According to the Insurance Information Institute, State Farm insures nearly a fifth of all homes in the United States. Let that sink in. One insurance company holds the financial health of one fifth of all the homeowners in America in their hands. So the claim handling violations in a Market Conduct Exam report released today by California’s Insurance Commissioner and a related request to suspend the company’s Certificate of Authority for a period of one year is a bombshell. See: 5-4 Market Conduct Exam. While it’s far from assured that request will be granted, this action by a leading state insurance regulator is very significant news.
This news is especially big on the heels of widely publicized litigation against State Farm in Oklahoma where the State’s Attorney General has intervened to support the plaintiffs, and the story that aired on NPR last weekend.
United Policyholders was co-founded by a career State Farm employee whistleblower (Ina DeLong) and me, a career insurance consumer advocate and attorney. She’d brought a stack of 5,000 Loma Prieta earthquake claims to the law office where I was working as a policyholder attorney and told us they’d been underpaid or closed without payment due to an intentional business strategy by the insurer. That strategy included 1) Not training adjusters to thoroughly inspect for structural earthquake damage in crawl spaces, attics and behind drywall, 2) Not providing adjusters with levels and other necessary tools to determine whether joists had been “wracked” or were out of alignment due to the quake, 3) Only using contractors who minimized the extent and severity of damage; 4) Rewarding adjusters who closed the most number of claims each week with a case of beer, and 5) Closing claims without payment due to calculating only cosmetic damage repairs which coincidentally all fell just before people’s deductibles.

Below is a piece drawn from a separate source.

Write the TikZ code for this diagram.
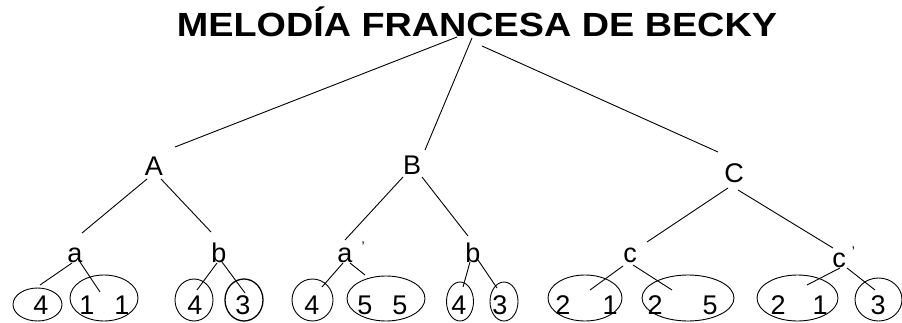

As a result, for the last 35 years, United Policyholders has worked steadily to empower State Farm insureds, and all other insurance company insureds to resist those unfair practices, stand up for themselves and get treated fairly. Our Roadmap to Recovery® webinars, sample letters, online and print publications are all aimed at giving consumers those tools. For many of those who access our help and guidance, those tools have worked. But for others, the powerful invisible forces working against them are defeating their reasonable expectations of coverage and leaving them financially crushed after everyday and catastrophic losses:
State Farm and many of its leading competitors have been hiring business efficiency consultants and adopting their prescriptions for paying out less on claims. Those prescriptions were chronicled by the late David Berardinelli in his book – “From Good Hands to Boxing Gloves,” and Professor Jay Feinman’s “Delay, Deny Defend. So while UP has been working steadily over these three and a half decades to defend, strengthen and advance the laws and regulations that protect policyholders and deter unfair sales and claim practices by insurers through testimony, amicus briefs, legislative, regulatory and advocacy engagements – State Farm (and others) have been working steadily to exploit their power to boost profits – not indemnify their customers when they suffer losses.
For those of us dedicated to helping insurance consumers – this latest development is sad but not surprising, discouraging but encouraging…Much more to come!